For some reason I feel a linear approximation is necessary somewhere, because mass and the (tire size, tire pressure etc.) coefficients stay the same.

#### Woody

you indicate that you can change the coefficient of rolling resistance.
This should allow you to set up a simultaneous equations scenario
which will in turn allow you to solve a problem with more than one unknown.

The key to this is the precise definition of "coefficient of rolling resistance"

without knowing exactly what that means, I can't advise further.

#### ChipB

PHF Helper
Rolling resistance is typically modelled as being equal to the coefficient of the rolling resistance (which is a constant) times the normal force. So mass cancels out:

$$\displaystyle F = ma = -m \mu g$$

So $$\displaystyle a = -\mu g$$

As for changing the value of mu: I suppose you could deflate the tires to increase mu, but all that will do is shorten the time to decelerate to zero - it still doesn't help with determining the value for m.

#### j95

you indicate that you can change the coefficient of rolling resistance.
This should allow you to set up a simultaneous equations scenario
which will in turn allow you to solve a problem with more than one unknown.
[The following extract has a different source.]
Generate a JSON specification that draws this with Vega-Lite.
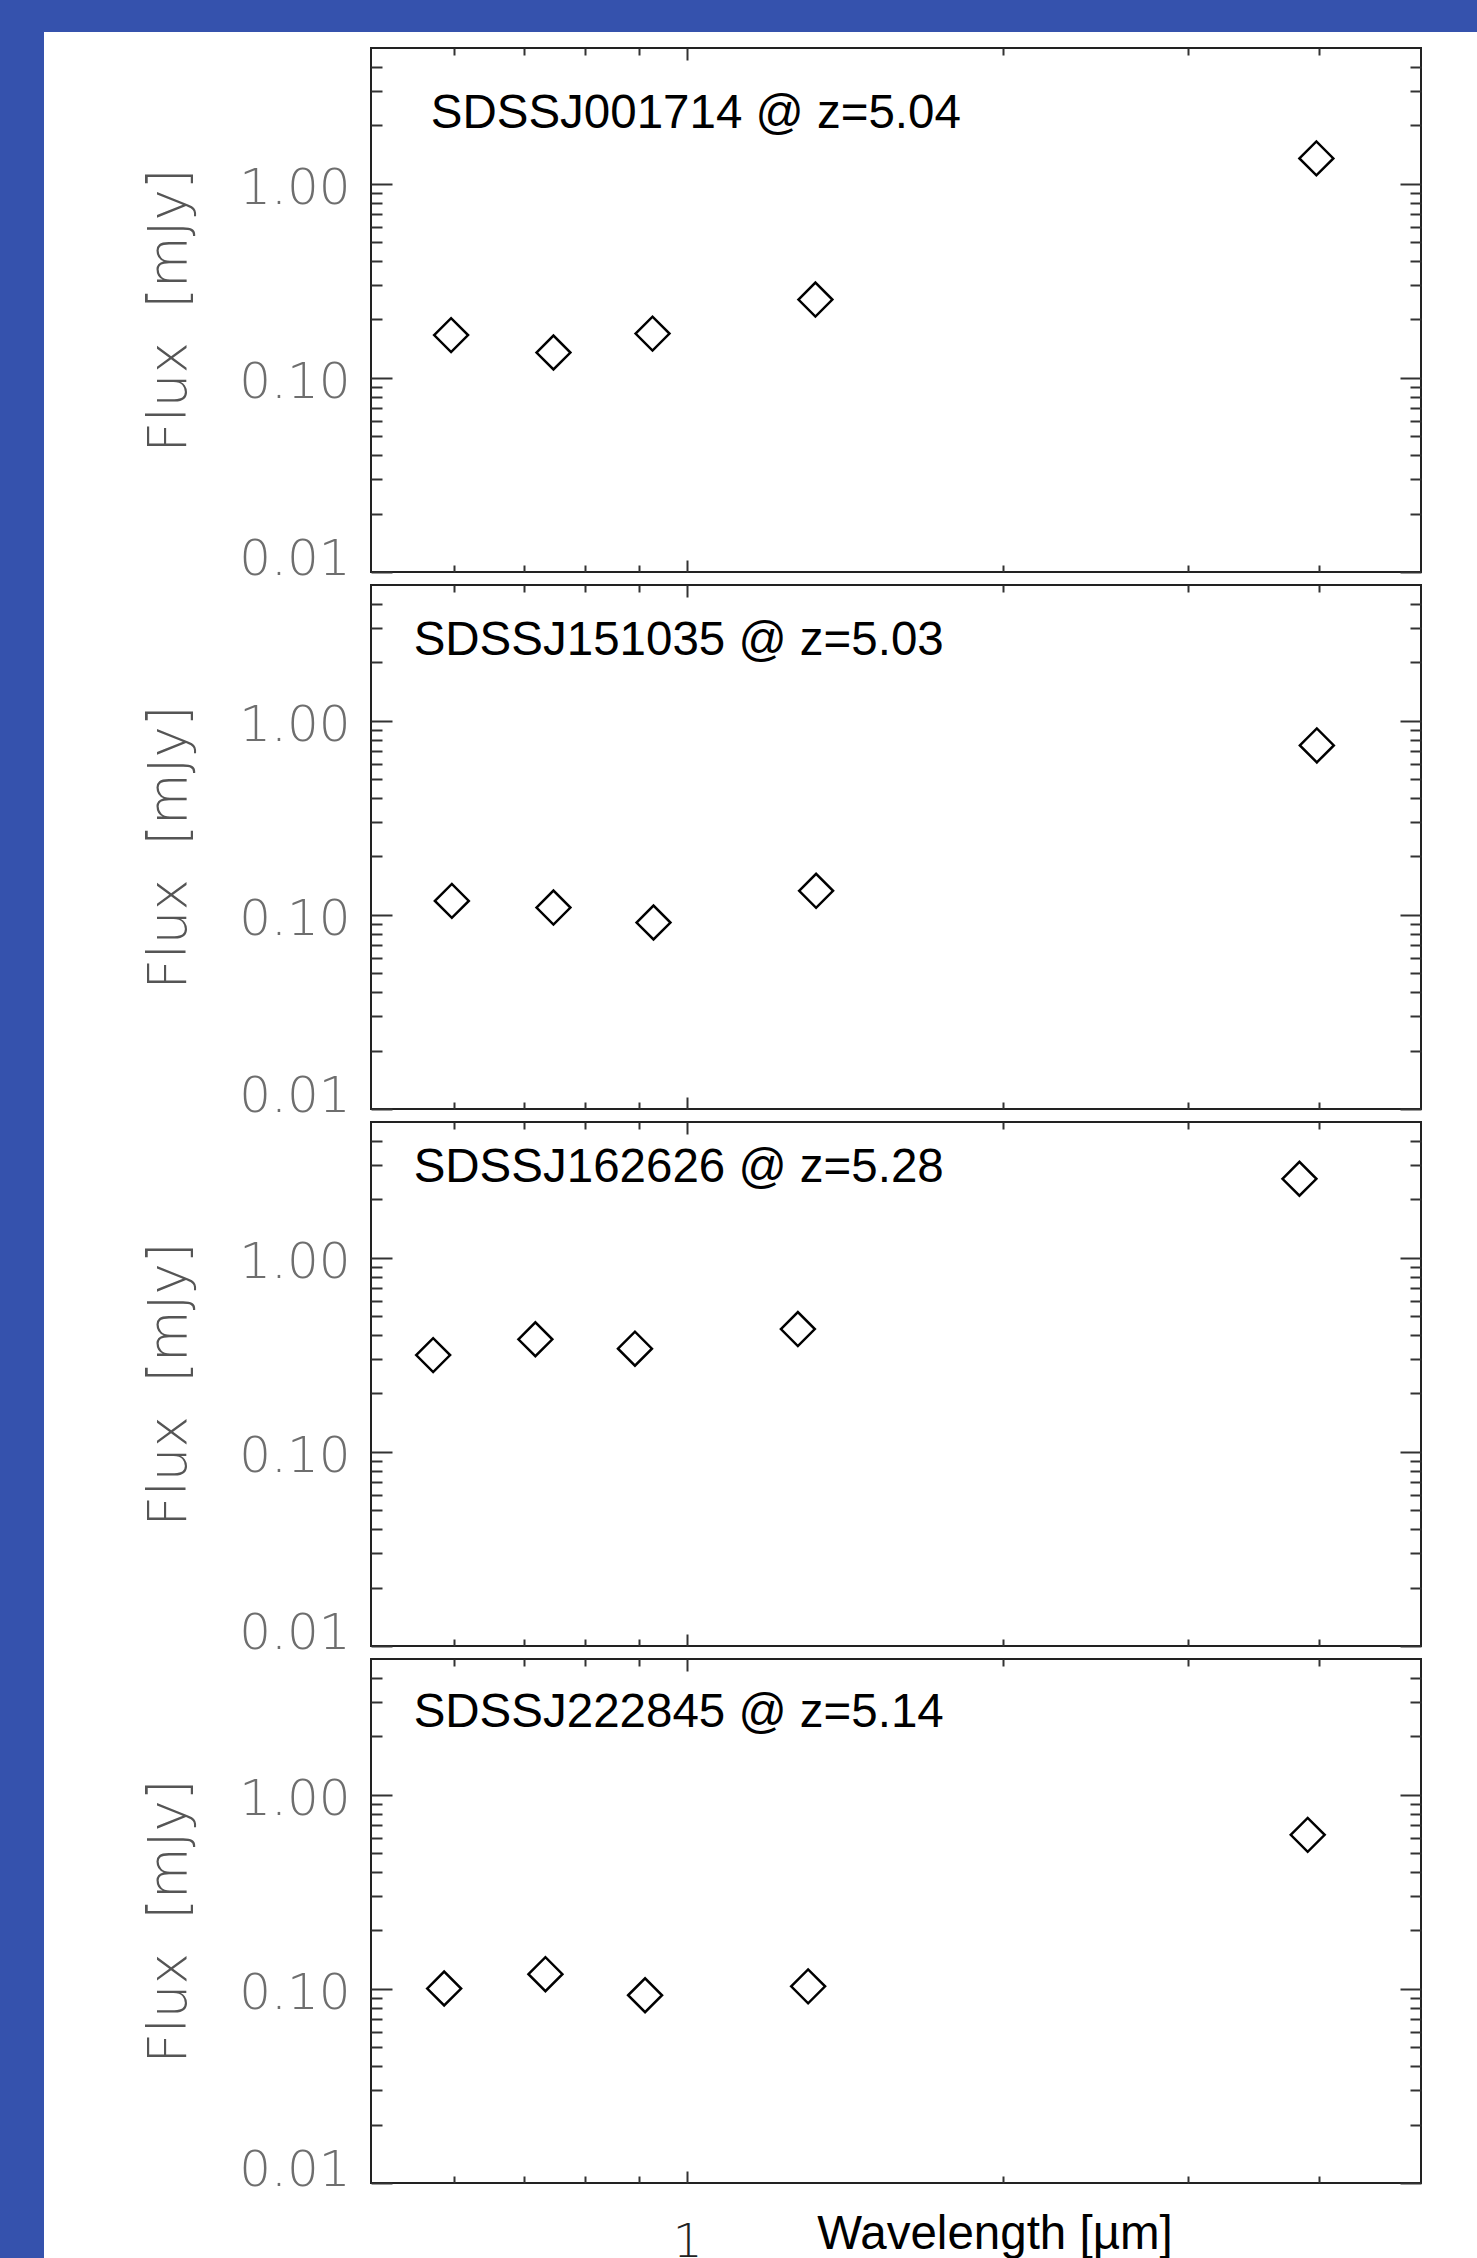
{
  "$schema": "https://vega.github.io/schema/vega-lite/v6.json",
  "background": "white",
  "padding": {"left": 0, "top": 0, "right": 0, "bottom": 0},
  "bounds": "flush",
  "spacing": 0,
  "config": {
    "view": {"stroke": "#222222", "strokeWidth": 2, "fill": "white"},
    "axis": {
      "domain": false,
      "grid": false,
      "tickColor": "#333333",
      "tickWidth": 2,
      "labelFont": "DejaVu Sans",
      "labelFontWeight": 200,
      "labelFontSize": 50,
      "labelColor": "#6e6e6e"
    }
  },
  "datasets": {
    "sed": [
      {"quasar": "SDSSJ001714", "wavelength": 0.596, "flux": 0.166},
      {"quasar": "SDSSJ001714", "wavelength": 0.746, "flux": 0.135},
      {"quasar": "SDSSJ001714", "wavelength": 0.927, "flux": 0.169},
      {"quasar": "SDSSJ001714", "wavelength": 1.325, "flux": 0.253},
      {"quasar": "SDSSJ001714", "wavelength": 3.975, "flux": 1.35},
      {"quasar": "SDSSJ151035", "wavelength": 0.597, "flux": 0.118},
      {"quasar": "SDSSJ151035", "wavelength": 0.746, "flux": 0.109},
      {"quasar": "SDSSJ151035", "wavelength": 0.929, "flux": 0.0913},
      {"quasar": "SDSSJ151035", "wavelength": 1.327, "flux": 0.133},
      {"quasar": "SDSSJ151035", "wavelength": 3.979, "flux": 0.746},
      {"quasar": "SDSSJ162626", "wavelength": 0.573, "flux": 0.315},
      {"quasar": "SDSSJ162626", "wavelength": 0.717, "flux": 0.38},
      {"quasar": "SDSSJ162626", "wavelength": 0.892, "flux": 0.34},
      {"quasar": "SDSSJ162626", "wavelength": 1.275, "flux": 0.429},
      {"quasar": "SDSSJ162626", "wavelength": 3.83, "flux": 2.55},
      {"quasar": "SDSSJ222845", "wavelength": 0.587, "flux": 0.1004},
      {"quasar": "SDSSJ222845", "wavelength": 0.733, "flux": 0.119},
      {"quasar": "SDSSJ222845", "wavelength": 0.912, "flux": 0.0927},
      {"quasar": "SDSSJ222845", "wavelength": 1.304, "flux": 0.103},
      {"quasar": "SDSSJ222845", "wavelength": 3.9, "flux": 0.621}
    ]
  },
  "vconcat": [
    {
      "width": 1477, "height": 32,
      "view": {"fill": "#3552ad", "stroke": null},
      "data": {"values": []},
      "mark": "point"
    },
    {
      "bounds": "flush",
      "spacing": 327,
      "hconcat": [
        {
          "width": 44, "height": 2226,
          "view": {"fill": "#3552ad", "stroke": null},
          "data": {"values": []},
          "mark": "point"
        },
        {
          "bounds": "flush",
          "spacing": 13,
          "vconcat": [
            {
              "width": 1050, "height": 2.5,
              "view": {"fill": null, "stroke": null},
              "data": {"values": []},
              "mark": "point"
            },
            {
              "width": 1050, "height": 524,
              "layer": [
                {
                  "data": {"name": "sed"},
                  "transform": [{"filter": "datum.quasar === 'SDSSJ001714'"}],
                  "mark": {"type": "point", "shape": "diamond", "size": 1150, "filled": false, "stroke": "black", "strokeWidth": 2.5, "opacity": 1},
                  "encoding": {
                    "x": {"field": "wavelength", "type": "quantitative", "scale": {"type": "log", "domain": [0.5, 5], "nice": false},
                      "axis": {"orient": "bottom", "values": [0.6, 0.7, 0.8, 0.9, 1, 2, 3, 4], "tickSize": {"condition": {"test": "datum.value == 1", "value": -12}, "value": -7}, "labels": false, "title": null}},
                    "y": {"field": "flux", "type": "quantitative", "scale": {"type": "log", "domain": [0.01, 5], "nice": false},
                      "axis": {"orient": "left", "values": [0.01, 0.02, 0.03, 0.04, 0.05, 0.06, 0.07, 0.08, 0.09, 0.1, 0.2, 0.3, 0.4, 0.5, 0.6, 0.7, 0.8, 0.9, 1, 2, 3, 4],
                        "tickSize": {"condition": {"test": "abs(log(datum.value)/LN10 - round(log(datum.value)/LN10)) < 0.001", "value": -21}, "value": -11},
                        "labelExpr": "abs(log(datum.value)/LN10 - round(log(datum.value)/LN10)) < 0.001 ? format(datum.value, '.2f') : ''",
                        "labelPadding": 42, "labelOffset": 5, "labelFlush": true, "labelFlushOffset": 7,
                        "title": "Flux\u00a0\u00a0[mJy]", "titleFont": "DejaVu Sans", "titleFontWeight": 200, "titleFontSize": 53, "titleColor": "#555555",
                        "titleX": -202, "titleBaseline": "middle"}}
                  }
                },
                {
                  "data": {"values": [{"label": "SDSSJ001714 @ z=5.04"}]},
                  "mark": {"type": "text", "font": "Liberation Sans", "fontSize": 47.5, "align": "left", "baseline": "alphabetic", "color": "black"},
                  "encoding": {
                    "x": {"datum": 0.57, "type": "quantitative", "scale": {"type": "log", "domain": [0.5, 5], "nice": false},
                      "axis": {"orient": "top", "values": [0.6, 0.7, 0.8, 0.9, 1, 2, 3, 4], "tickSize": {"condition": {"test": "datum.value == 1", "value": -12}, "value": -7}, "labels": false, "title": null}},
                    "y": {"datum": 1.94, "type": "quantitative", "scale": {"type": "log", "domain": [0.01, 5], "nice": false},
                      "axis": {"orient": "right", "values": [0.01, 0.02, 0.03, 0.04, 0.05, 0.06, 0.07, 0.08, 0.09, 0.1, 0.2, 0.3, 0.4, 0.5, 0.6, 0.7, 0.8, 0.9, 1, 2, 3, 4],
                        "tickSize": {"condition": {"test": "abs(log(datum.value)/LN10 - round(log(datum.value)/LN10)) < 0.001", "value": -21}, "value": -11},
                        "labels": false, "title": null}},
                    "text": {"field": "label"}
                  }
                }
              ],
              "resolve": {"axis": {"x": "independent", "y": "independent"}}
            },
            {
              "width": 1050, "height": 524,
              "layer": [
                {
                  "data": {"name": "sed"},
                  "transform": [{"filter": "datum.quasar === 'SDSSJ151035'"}],
                  "mark": {"type": "point", "shape": "diamond", "size": 1150, "filled": false, "stroke": "black", "strokeWidth": 2.5, "opacity": 1},
                  "encoding": {
                    "x": {"field": "wavelength", "type": "quantitative", "scale": {"type": "log", "domain": [0.5, 5], "nice": false},
                      "axis": {"orient": "bottom", "values": [0.6, 0.7, 0.8, 0.9, 1, 2, 3, 4], "tickSize": {"condition": {"test": "datum.value == 1", "value": -12}, "value": -7}, "labels": false, "title": null}},
                    "y": {"field": "flux", "type": "quantitative", "scale": {"type": "log", "domain": [0.01, 5], "nice": false},
                      "axis": {"orient": "left", "values": [0.01, 0.02, 0.03, 0.04, 0.05, 0.06, 0.07, 0.08, 0.09, 0.1, 0.2, 0.3, 0.4, 0.5, 0.6, 0.7, 0.8, 0.9, 1, 2, 3, 4],
                        "tickSize": {"condition": {"test": "abs(log(datum.value)/LN10 - round(log(datum.value)/LN10)) < 0.001", "value": -21}, "value": -11},
                        "labelExpr": "abs(log(datum.value)/LN10 - round(log(datum.value)/LN10)) < 0.001 ? format(datum.value, '.2f') : ''",
                        "labelPadding": 42, "labelOffset": 5, "labelFlush": true, "labelFlushOffset": 7,
                        "title": "Flux\u00a0\u00a0[mJy]", "titleFont": "DejaVu Sans", "titleFontWeight": 200, "titleFontSize": 53, "titleColor": "#555555",
                        "titleX": -202, "titleBaseline": "middle"}}
                  }
                },
                {
                  "data": {"values": [{"label": "SDSSJ151035 @ z=5.03"}]},
                  "mark": {"type": "text", "font": "Liberation Sans", "fontSize": 47.5, "align": "left", "baseline": "alphabetic", "color": "black"},
                  "encoding": {
                    "x": {"datum": 0.549, "type": "quantitative", "scale": {"type": "log", "domain": [0.5, 5], "nice": false},
                      "axis": {"orient": "top", "values": [0.6, 0.7, 0.8, 0.9, 1, 2, 3, 4], "tickSize": {"condition": {"test": "datum.value == 1", "value": -12}, "value": -7}, "labels": false, "title": null}},
                    "y": {"datum": 2.17, "type": "quantitative", "scale": {"type": "log", "domain": [0.01, 5], "nice": false},
                      "axis": {"orient": "right", "values": [0.01, 0.02, 0.03, 0.04, 0.05, 0.06, 0.07, 0.08, 0.09, 0.1, 0.2, 0.3, 0.4, 0.5, 0.6, 0.7, 0.8, 0.9, 1, 2, 3, 4],
                        "tickSize": {"condition": {"test": "abs(log(datum.value)/LN10 - round(log(datum.value)/LN10)) < 0.001", "value": -21}, "value": -11},
                        "labels": false, "title": null}},
                    "text": {"field": "label"}
                  }
                }
              ],
              "resolve": {"axis": {"x": "independent", "y": "independent"}}
            },
            {
              "width": 1050, "height": 524,
              "layer": [
                {
                  "data": {"name": "sed"},
                  "transform": [{"filter": "datum.quasar === 'SDSSJ162626'"}],
                  "mark": {"type": "point", "shape": "diamond", "size": 1150, "filled": false, "stroke": "black", "strokeWidth": 2.5, "opacity": 1},
                  "encoding": {
                    "x": {"field": "wavelength", "type": "quantitative", "scale": {"type": "log", "domain": [0.5, 5], "nice": false},
                      "axis": {"orient": "bottom", "values": [0.6, 0.7, 0.8, 0.9, 1, 2, 3, 4], "tickSize": {"condition": {"test": "datum.value == 1", "value": -12}, "value": -7}, "labels": false, "title": null}},
                    "y": {"field": "flux", "type": "quantitative", "scale": {"type": "log", "domain": [0.01, 5], "nice": false},
                      "axis": {"orient": "left", "values": [0.01, 0.02, 0.03, 0.04, 0.05, 0.06, 0.07, 0.08, 0.09, 0.1, 0.2, 0.3, 0.4, 0.5, 0.6, 0.7, 0.8, 0.9, 1, 2, 3, 4],
                        "tickSize": {"condition": {"test": "abs(log(datum.value)/LN10 - round(log(datum.value)/LN10)) < 0.001", "value": -21}, "value": -11},
                        "labelExpr": "abs(log(datum.value)/LN10 - round(log(datum.value)/LN10)) < 0.001 ? format(datum.value, '.2f') : ''",
                        "labelPadding": 42, "labelOffset": 5, "labelFlush": true, "labelFlushOffset": 7,
                        "title": "Flux\u00a0\u00a0[mJy]", "titleFont": "DejaVu Sans", "titleFontWeight": 200, "titleFontSize": 53, "titleColor": "#555555",
                        "titleX": -202, "titleBaseline": "middle"}}
                  }
                },
                {
                  "data": {"values": [{"label": "SDSSJ162626 @ z=5.28"}]},
                  "mark": {"type": "text", "font": "Liberation Sans", "fontSize": 47.5, "align": "left", "baseline": "alphabetic", "color": "black"},
                  "encoding": {
                    "x": {"datum": 0.549, "type": "quantitative", "scale": {"type": "log", "domain": [0.5, 5], "nice": false},
                      "axis": {"orient": "top", "values": [0.6, 0.7, 0.8, 0.9, 1, 2, 3, 4], "tickSize": {"condition": {"test": "datum.value == 1", "value": -12}, "value": -7}, "labels": false, "title": null}},
                    "y": {"datum": 2.44, "type": "quantitative", "scale": {"type": "log", "domain": [0.01, 5], "nice": false},
                      "axis": {"orient": "right", "values": [0.01, 0.02, 0.03, 0.04, 0.05, 0.06, 0.07, 0.08, 0.09, 0.1, 0.2, 0.3, 0.4, 0.5, 0.6, 0.7, 0.8, 0.9, 1, 2, 3, 4],
                        "tickSize": {"condition": {"test": "abs(log(datum.value)/LN10 - round(log(datum.value)/LN10)) < 0.001", "value": -21}, "value": -11},
                        "labels": false, "title": null}},
                    "text": {"field": "label"}
                  }
                }
              ],
              "resolve": {"axis": {"x": "independent", "y": "independent"}}
            },
            {
              "width": 1050, "height": 524,
              "layer": [
                {
                  "data": {"name": "sed"},
                  "transform": [{"filter": "datum.quasar === 'SDSSJ222845'"}],
                  "mark": {"type": "point", "shape": "diamond", "size": 1150, "filled": false, "stroke": "black", "strokeWidth": 2.5, "opacity": 1},
                  "encoding": {
                    "x": {"field": "wavelength", "type": "quantitative", "scale": {"type": "log", "domain": [0.5, 5], "nice": false},
                      "axis": {"orient": "bottom", "values": [0.6, 0.7, 0.8, 0.9, 1, 2, 3, 4], "tickSize": {"condition": {"test": "datum.value == 1", "value": -12}, "value": -7},
                        "labelExpr": "datum.value == 1 ? '1' : ''", "labelColor": "#222222", "labelFontSize": 47, "labelPadding": 48,
                        "title": "Wavelength [µm]", "titleFont": "Liberation Sans", "titleFontSize": 47.5, "titleFontWeight": "normal", "titleColor": "black",
                        "titleX": 623.5, "titleY": 65, "titleAlign": "center", "titleBaseline": "alphabetic"}},
                    "y": {"field": "flux", "type": "quantitative", "scale": {"type": "log", "domain": [0.01, 5], "nice": false},
                      "axis": {"orient": "left", "values": [0.01, 0.02, 0.03, 0.04, 0.05, 0.06, 0.07, 0.08, 0.09, 0.1, 0.2, 0.3, 0.4, 0.5, 0.6, 0.7, 0.8, 0.9, 1, 2, 3, 4],
                        "tickSize": {"condition": {"test": "abs(log(datum.value)/LN10 - round(log(datum.value)/LN10)) < 0.001", "value": -21}, "value": -11},
                        "labelExpr": "abs(log(datum.value)/LN10 - round(log(datum.value)/LN10)) < 0.001 ? format(datum.value, '.2f') : ''",
                        "labelPadding": 42, "labelOffset": 5, "labelFlush": true, "labelFlushOffset": 7,
                        "title": "Flux\u00a0\u00a0[mJy]", "titleFont": "DejaVu Sans", "titleFontWeight": 200, "titleFontSize": 53, "titleColor": "#555555",
                        "titleX": -202, "titleBaseline": "middle"}}
                  }
                },
                {
                  "data": {"values": [{"label": "SDSSJ222845 @ z=5.14"}]},
                  "mark": {"type": "text", "font": "Liberation Sans", "fontSize": 47.5, "align": "left", "baseline": "alphabetic", "color": "black"},
                  "encoding": {
                    "x": {"datum": 0.549, "type": "quantitative", "scale": {"type": "log", "domain": [0.5, 5], "nice": false},
                      "axis": {"orient": "top", "values": [0.6, 0.7, 0.8, 0.9, 1, 2, 3, 4], "tickSize": {"condition": {"test": "datum.value == 1", "value": -12}, "value": -7}, "labels": false, "title": null}},
                    "y": {"datum": 2.24, "type": "quantitative", "scale": {"type": "log", "domain": [0.01, 5], "nice": false},
                      "axis": {"orient": "right", "values": [0.01, 0.02, 0.03, 0.04, 0.05, 0.06, 0.07, 0.08, 0.09, 0.1, 0.2, 0.3, 0.4, 0.5, 0.6, 0.7, 0.8, 0.9, 1, 2, 3, 4],
                        "tickSize": {"condition": {"test": "abs(log(datum.value)/LN10 - round(log(datum.value)/LN10)) < 0.001", "value": -21}, "value": -11},
                        "labels": false, "title": null}},
                    "text": {"field": "label"}
                  }
                }
              ],
              "resolve": {"axis": {"x": "independent", "y": "independent"}}
            }
          ]
        }
      ]
    }
  ]
}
The key to this is the precise definition of "coefficient of rolling resistance"

without knowing exactly what that means, I can't advise further.
Coefficient rolling "friction" (u) i suppose, would be the unit-less number in this case. Which I am able to find out, and change by moving to gravel or another higher coefficient.

The work done during the coasting would be is W=(m)(g)(u)(d)
Then the Impulse Momentum (change in momentum) would be Jn = (Fnet)(t) = m(Vi-Vf)

and obviously W = Fnet(d)
The work and Impulse would have to equal out in some way because they're the only two forces acting on the horizontal.